== Record extracts

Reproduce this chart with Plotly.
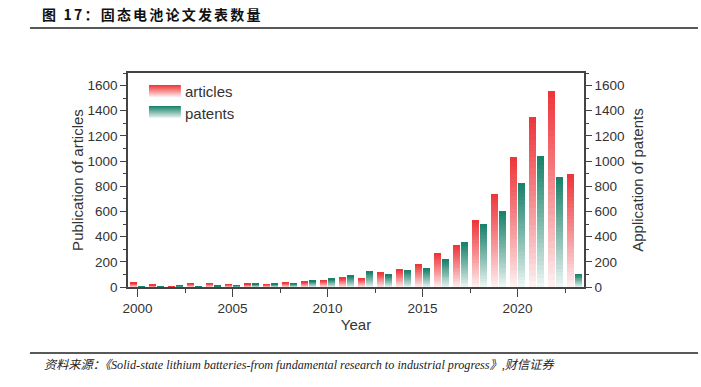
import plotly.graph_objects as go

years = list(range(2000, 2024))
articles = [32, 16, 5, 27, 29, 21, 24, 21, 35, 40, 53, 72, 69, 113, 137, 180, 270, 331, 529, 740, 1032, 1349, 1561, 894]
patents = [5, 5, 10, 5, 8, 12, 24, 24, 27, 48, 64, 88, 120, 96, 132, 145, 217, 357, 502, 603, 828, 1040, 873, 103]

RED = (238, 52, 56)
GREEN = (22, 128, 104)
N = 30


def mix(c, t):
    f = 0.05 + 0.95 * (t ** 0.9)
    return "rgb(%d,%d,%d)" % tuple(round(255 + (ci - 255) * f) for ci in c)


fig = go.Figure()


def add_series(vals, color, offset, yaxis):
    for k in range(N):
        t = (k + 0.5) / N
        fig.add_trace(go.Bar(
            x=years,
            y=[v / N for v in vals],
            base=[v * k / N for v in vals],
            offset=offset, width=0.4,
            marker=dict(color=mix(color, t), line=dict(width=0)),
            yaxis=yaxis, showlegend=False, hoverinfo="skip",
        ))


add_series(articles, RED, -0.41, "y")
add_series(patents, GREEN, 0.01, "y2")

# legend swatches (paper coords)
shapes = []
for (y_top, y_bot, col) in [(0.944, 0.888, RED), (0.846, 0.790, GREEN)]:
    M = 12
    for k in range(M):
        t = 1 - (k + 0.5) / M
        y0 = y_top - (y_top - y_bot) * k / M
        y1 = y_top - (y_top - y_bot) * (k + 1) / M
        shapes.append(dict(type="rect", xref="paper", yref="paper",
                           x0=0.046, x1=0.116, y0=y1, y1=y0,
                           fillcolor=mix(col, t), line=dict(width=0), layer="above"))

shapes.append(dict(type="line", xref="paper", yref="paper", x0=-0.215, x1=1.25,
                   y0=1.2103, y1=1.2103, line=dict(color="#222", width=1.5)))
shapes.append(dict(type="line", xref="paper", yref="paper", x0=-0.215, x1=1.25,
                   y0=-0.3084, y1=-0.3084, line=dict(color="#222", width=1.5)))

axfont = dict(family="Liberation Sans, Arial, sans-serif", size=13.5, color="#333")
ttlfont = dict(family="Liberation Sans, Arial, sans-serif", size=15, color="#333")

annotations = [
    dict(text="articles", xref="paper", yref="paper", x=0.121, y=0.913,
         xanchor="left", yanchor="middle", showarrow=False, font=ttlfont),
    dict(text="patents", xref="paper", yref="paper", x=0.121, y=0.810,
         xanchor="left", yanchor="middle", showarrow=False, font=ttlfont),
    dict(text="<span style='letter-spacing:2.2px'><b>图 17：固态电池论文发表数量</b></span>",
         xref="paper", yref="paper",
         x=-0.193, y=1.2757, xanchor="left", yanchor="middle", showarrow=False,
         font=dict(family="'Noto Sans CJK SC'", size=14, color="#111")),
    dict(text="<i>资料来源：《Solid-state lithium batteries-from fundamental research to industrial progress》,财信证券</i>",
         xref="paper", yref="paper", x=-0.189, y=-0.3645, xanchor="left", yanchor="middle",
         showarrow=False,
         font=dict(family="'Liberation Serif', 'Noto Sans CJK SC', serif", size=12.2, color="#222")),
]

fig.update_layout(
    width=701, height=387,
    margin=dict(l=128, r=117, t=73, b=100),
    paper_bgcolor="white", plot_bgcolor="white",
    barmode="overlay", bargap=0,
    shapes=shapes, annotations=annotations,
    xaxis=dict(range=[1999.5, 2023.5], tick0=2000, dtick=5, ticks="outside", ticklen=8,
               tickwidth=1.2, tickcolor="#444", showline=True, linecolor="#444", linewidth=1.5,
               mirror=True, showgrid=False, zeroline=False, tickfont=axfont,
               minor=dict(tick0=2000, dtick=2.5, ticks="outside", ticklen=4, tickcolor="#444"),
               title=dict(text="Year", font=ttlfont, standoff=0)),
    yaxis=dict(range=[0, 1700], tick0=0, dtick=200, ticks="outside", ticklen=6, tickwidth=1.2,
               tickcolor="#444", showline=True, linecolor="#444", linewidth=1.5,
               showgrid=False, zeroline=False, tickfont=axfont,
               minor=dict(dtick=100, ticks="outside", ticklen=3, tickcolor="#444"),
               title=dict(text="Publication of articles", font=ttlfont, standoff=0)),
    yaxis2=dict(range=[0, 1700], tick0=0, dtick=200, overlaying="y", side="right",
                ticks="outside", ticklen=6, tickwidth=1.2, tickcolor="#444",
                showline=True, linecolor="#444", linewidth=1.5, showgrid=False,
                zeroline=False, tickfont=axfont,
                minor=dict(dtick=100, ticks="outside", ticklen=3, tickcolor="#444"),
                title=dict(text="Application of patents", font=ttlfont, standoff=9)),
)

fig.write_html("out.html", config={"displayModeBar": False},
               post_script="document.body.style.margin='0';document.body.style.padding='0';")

====
== Record extracts

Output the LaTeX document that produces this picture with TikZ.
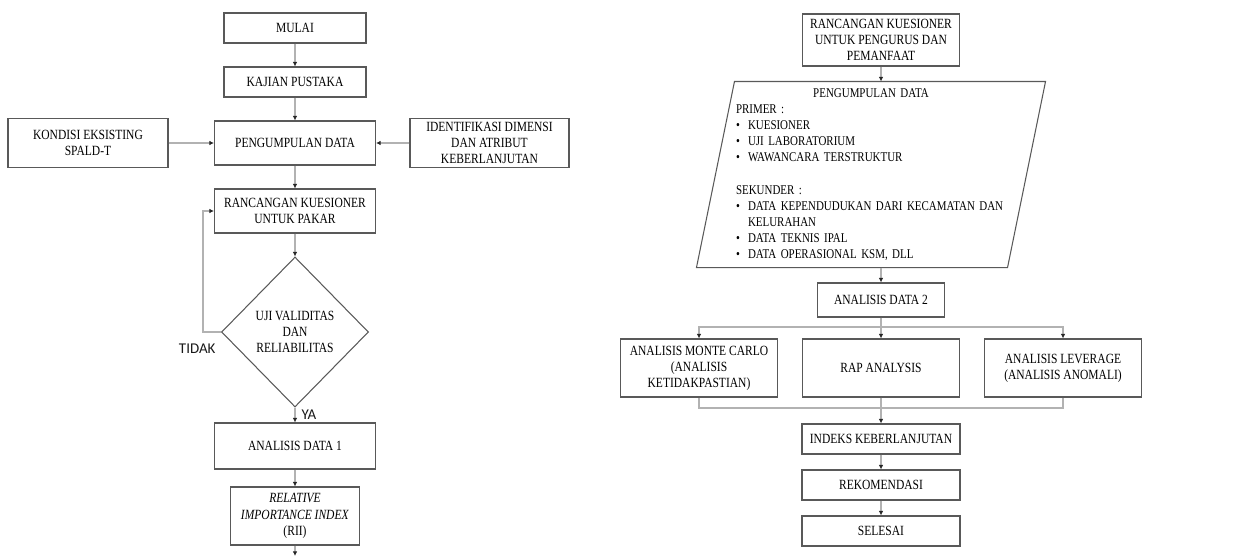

====

#### Task brief:
Copy word for word every line from the one with "Reproduce this chart with Plotly." through the one with "fig = go.Figure()", including both. No pictures belong in the copy.

#### Solved exercise:
Reproduce this chart with Plotly.
import plotly.graph_objects as go

years = list(range(2000, 2024))
articles = [32, 16, 5, 27, 29, 21, 24, 21, 35, 40, 53, 72, 69, 113, 137, 180, 270, 331, 529, 740, 1032, 1349, 1561, 894]
patents = [5, 5, 10, 5, 8, 12, 24, 24, 27, 48, 64, 88, 120, 96, 132, 145, 217, 357, 502, 603, 828, 1040, 873, 103]

RED = (238, 52, 56)
GREEN = (22, 128, 104)
N = 30


def mix(c, t):
    f = 0.05 + 0.95 * (t ** 0.9)
    return "rgb(%d,%d,%d)" % tuple(round(255 + (ci - 255) * f) for ci in c)


fig = go.Figure()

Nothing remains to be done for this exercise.